I see the main significance of this contribution in the following: a) it re-establishes a regret bound of O(sqrt (Phi * T)) which had previously been invalidated due to results in prior work having been shown as incorrect. It provides a somewhat simpler (subjectively) solution to the problem in terms of UCRL2. Regarding originality, this paper draws upon explored techniques, making this more of a refinement paper than a groundbreaking one, however, the novelty is still sufficient for a decent conference submission. The paper is very clearly written and easy to follow, and the ideas are presented in a natural way. I did not very the results thoroughly, but there to the extent that I did, there were no obvious red flags.

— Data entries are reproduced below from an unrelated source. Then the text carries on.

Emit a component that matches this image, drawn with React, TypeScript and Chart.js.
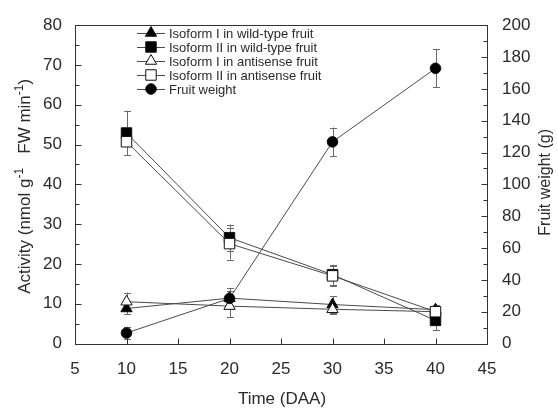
import React, { useEffect, useRef } from 'react';
import { Chart, registerables } from 'chart.js';
import { drawPoint } from 'chart.js/helpers';

Chart.register(...registerables);

// ---- data ----
const days = [10, 20, 30, 40];
const isoIWild = [8.8, 11.4, 9.8, 8.5];
const isoIWildErr = [1.5, 2.6, 2.1, 1.3];
const isoIIWild = [52.9, 26.6, 17.3, 5.8];
const isoIIWildErr = [5.6, 3.3, 2.5, 2.5];
const isoIAnti = [10.5, 9.4, 8.6, 8.0];
const isoIAntiErr = [2.3, 2.8, 1.3, 1.5];
const isoIIAnti = [50.7, 25.1, 17.0, 8.0];
const isoIIAntiErr = [3.3, 4.0, 2.6, 1.8];
const fruitWeight = [6.6, 28.3, 126.7, 172.9];
const fruitWeightErr = [4, 5, 9, 12];

const seriesNames = [
  'Isoform I in wild-type fruit',
  'Isoform II in wild-type fruit',
  'Isoform I in antisense fruit',
  'Isoform II in antisense fruit',
  'Fruit weight',
];

const FONT = "'Liberation Sans', Arial, Helvetica, sans-serif";
const TEXT = '#2a2a2a';
const LINE = '#4a4a4a';

const toXY = (vals: number[]) => vals.map((v, i) => ({ x: days[i], y: v }));

const errorBars = {
  id: 'errorBars',
  beforeDatasetsDraw(chart: any) {
    const { ctx } = chart;
    ctx.save();
    ctx.strokeStyle = '#6a6a6a';
    ctx.lineWidth = 1;
    chart.data.datasets.forEach((ds: any) => {
      const yScale = chart.scales[ds.yAxisID];
      const xScale = chart.scales.x;
      ds.data.forEach((p: any, i: number) => {
        const e = ds.errors[i];
        const px = Math.round(xScale.getPixelForValue(p.x)) + 0.5;
        const y1 = yScale.getPixelForValue(p.y + e);
        const y2 = yScale.getPixelForValue(p.y - e);
        ctx.beginPath();
        ctx.moveTo(px, y1);
        ctx.lineTo(px, y2);
        ctx.moveTo(px - 3.5, Math.round(y1) + 0.5);
        ctx.lineTo(px + 3.5, Math.round(y1) + 0.5);
        ctx.moveTo(px - 3.5, Math.round(y2) + 0.5);
        ctx.lineTo(px + 3.5, Math.round(y2) + 0.5);
        ctx.stroke();
      });
    });
    ctx.restore();
  },
};

const frameAndTitles = {
  id: 'frameAndTitles',
  afterDraw(chart: any) {
    const { ctx, chartArea, scales } = chart;
    const { left, right, top, bottom } = chartArea;
    ctx.save();
    ctx.strokeStyle = '#333';
    ctx.lineWidth = 1;
    const L = Math.round(left) + 0.5, R = Math.round(right) + 0.5;
    const T = Math.round(top) + 0.5, B = Math.round(bottom) + 0.5;
    ctx.strokeRect(L, T, R - L, B - T);
    ctx.beginPath();
    // x ticks (inward)
    scales.x.ticks.forEach((t: any) => {
      const px = Math.round(scales.x.getPixelForValue(t.value)) + 0.5;
      if (px <= L + 1 || px >= R - 1) return;
      ctx.moveTo(px, B);
      ctx.lineTo(px, B - 6);
    });
    // left y ticks major + minor
    const yt = scales.y.ticks.map((t: any) => t.value);
    for (let i = 0; i < yt.length; i++) {
      const v = yt[i];
      const py = Math.round(scales.y.getPixelForValue(v)) + 0.5;
      ctx.moveTo(L, py); ctx.lineTo(L + 6, py);
      if (i < yt.length - 1) {
        const m = (yt[i] + yt[i + 1]) / 2;
        const pm = Math.round(scales.y.getPixelForValue(m)) + 0.5;
        ctx.moveTo(L, pm); ctx.lineTo(L + 4, pm);
      }
    }
    const rt = scales.y1.ticks.map((t: any) => t.value);
    for (let i = 0; i < rt.length; i++) {
      const py = Math.round(scales.y1.getPixelForValue(rt[i])) + 0.5;
      ctx.moveTo(R, py); ctx.lineTo(R - 6, py);
      if (i < rt.length - 1) {
        const m = (rt[i] + rt[i + 1]) / 2;
        const pm = Math.round(scales.y1.getPixelForValue(m)) + 0.5;
        ctx.moveTo(R, pm); ctx.lineTo(R - 4, pm);
      }
    }
    ctx.stroke();

    // titles
    ctx.fillStyle = TEXT;
    ctx.font = `17px ${FONT}`;
    ctx.textAlign = 'center';
    ctx.textBaseline = 'alphabetic';
    ctx.fillText('Time (DAA)', (left + right) / 2 + 1, 404);

    // left title with superscripts
    const parts: [string, boolean][] = [
      ['Activity (nmol g', false],
      ['-1', true],
      ['   FW min', false],
      ['-1', true],
      [')', false],
    ];
    const normal = `17px ${FONT}`;
    const sup = `12px ${FONT}`;
    let total = 0;
    parts.forEach(([s, isSup]) => {
      ctx.font = isSup ? sup : normal;
      total += ctx.measureText(s).width;
    });
    ctx.save();
    ctx.translate(29.5, (top + bottom) / 2 + 2);
    ctx.rotate(-Math.PI / 2);
    ctx.textAlign = 'left';
    let cx = -total / 2;
    parts.forEach(([s, isSup]) => {
      ctx.font = isSup ? sup : normal;
      ctx.fillText(s, cx, isSup ? -7 : 0);
      cx += ctx.measureText(s).width;
    });
    ctx.restore();

    // right title
    ctx.save();
    ctx.translate(550, (top + bottom) / 2 - 2);
    ctx.rotate(-Math.PI / 2);
    ctx.font = `16px ${FONT}`;
    ctx.textAlign = 'center';
    ctx.fillText('Fruit weight (g)', 0, 0);
    ctx.restore();

    // legend
    ctx.font = `13px ${FONT}`;
    ctx.textAlign = 'left';
    ctx.textBaseline = 'middle';
    chart.data.datasets.forEach((ds: any, i: number) => {
      const y = 33 + 14 * i;
      ctx.strokeStyle = LINE;
      ctx.lineWidth = 1;
      ctx.beginPath();
      ctx.moveTo(137, y + 0.5);
      ctx.lineTo(165, y + 0.5);
      ctx.stroke();
      ctx.fillStyle = ds.pointBackgroundColor;
      ctx.strokeStyle = '#111';
      drawPoint(ctx, { pointStyle: ds.pointStyle, radius: ds.pointRadius, borderWidth: 1, rotation: 0 }, 151, y);
      ctx.fillStyle = TEXT;
      ctx.fillText(ds.label, 169, y + 1);
    });
    ctx.restore();
  },
};

export default function App() {
  const ref = useRef<HTMLCanvasElement | null>(null);
  useEffect(() => {
    document.body.style.margin = '0';
    const canvas = ref.current;
    if (!canvas) return;
    const mk = (label: string, vals: number[], errs: number[], style: string, filled: boolean, radius: number, axis: string, order: number) => ({
      label,
      data: toXY(vals),
      errors: errs,
      yAxisID: axis,
      order,
      borderColor: LINE,
      borderWidth: 1,
      pointStyle: style,
      pointRadius: radius,
      pointBackgroundColor: filled ? '#000' : '#fff',
      pointBorderColor: '#111',
      pointBorderWidth: 1,
      fill: false,
      tension: 0,
    });
    const tickFont = { family: FONT, size: 17 };
    const chart = new Chart(canvas, {
      type: 'line',
      data: {
        datasets: [
          mk(seriesNames[0], isoIWild, isoIWildErr, 'triangle', true, 6.5, 'y', 4),
          mk(seriesNames[1], isoIIWild, isoIIWildErr, 'rect', true, 7.4, 'y', 2),
          mk(seriesNames[2], isoIAnti, isoIAntiErr, 'triangle', false, 6.5, 'y', 3),
          mk(seriesNames[3], isoIIAnti, isoIIAntiErr, 'rect', false, 7.4, 'y', 1),
          mk(seriesNames[4], fruitWeight, fruitWeightErr, 'circle', true, 5.3, 'y1', 0),
        ] as any,
      },
      options: {
        animation: false,
        responsive: false,
        layout: { padding: { top: 17.5, left: 0, right: 0, bottom: 0 } },
        plugins: { legend: { display: false }, tooltip: { enabled: false } },
        scales: {
          x: {
            type: 'linear',
            min: 5,
            max: 45,
            ticks: { stepSize: 5, font: tickFont, color: TEXT, padding: 16, maxRotation: 0, autoSkip: false },
            grid: { display: false, drawTicks: false },
            border: { display: false },
            afterFit: (s: any) => { s.height = 64.5; },
          },
          y: {
            position: 'left',
            min: 0,
            max: 80,
            ticks: { stepSize: 10, font: tickFont, color: TEXT, padding: 13 },
            grid: { display: false, drawTicks: false },
            border: { display: false },
            afterFit: (s: any) => { s.width = 75; },
          },
          y1: {
            position: 'right',
            min: 0,
            max: 200,
            ticks: { stepSize: 20, font: tickFont, color: TEXT, padding: 15 },
            grid: { display: false, drawTicks: false },
            border: { display: false },
            afterFit: (s: any) => { s.width = 71; },
          },
        },
      } as any,
      plugins: [errorBars, frameAndTitles],
    });
    return () => chart.destroy();
  }, []);
  return (
    <div style={{ width: 558, height: 408 }}>
      <canvas ref={ref} width={558} height={408} style={{ display: 'block' }} />
    </div>
  );
}
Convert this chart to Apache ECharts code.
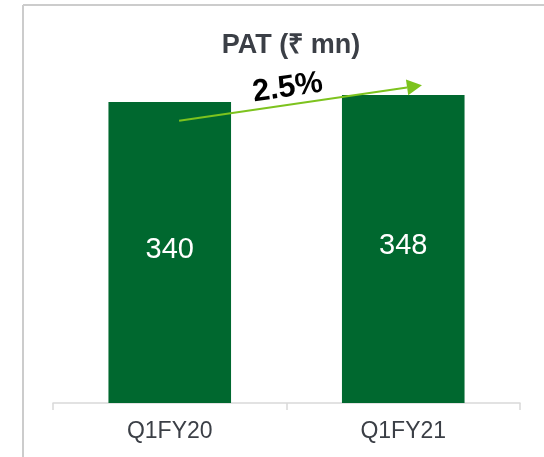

In this work the authors studied the online learning problem in finite -horizon RL setting when it also involves the learning of representation space. The paper is generally clearly-written, with several comparisons of performance with UCRL2, BLB and OMS discussed. Regarding originality and significance, I found the results of UCB-M novel. However, it seems to me that the results are extension of UCRL2 with an addition of representation learning. Also terms such as S_\Sigma in the regret bound in Theorem 4, which indicates the total size of state space of all models and comes from the representation learning part of the problem, may make the bound very loose. Therefore, I'm not really sure how useful the regret analysis is, without seeing some form of lower bound analysis (if possible) or empirical validation. Regarding the sections of unknown diameter, I appreciate the analysis on the doubling scheme for guessing D, and how its effect is compared with that in BLB. I also see that the authors are trying to address the aforementioned issue of S_\Sigma by introducing the notion of effective size S_\phi, but I am not sure how easy such a term can be derived for general representation classes. Can the authors provide some simple examples of S_Sigma and S_phi (or\min_\phi S_\phi) to illustrate their differences? Finally, the sections regarding the guessing of DS is good, but it seems to be a direct extension of the above results. In conclusion, I found the significance moderate, but given the low number of work in this field, I think the paper probably still provides some theoretical value to the online learning (for RL) community especially when the underlying Markov model assumption is relaxed and when representation learning is also taken into account.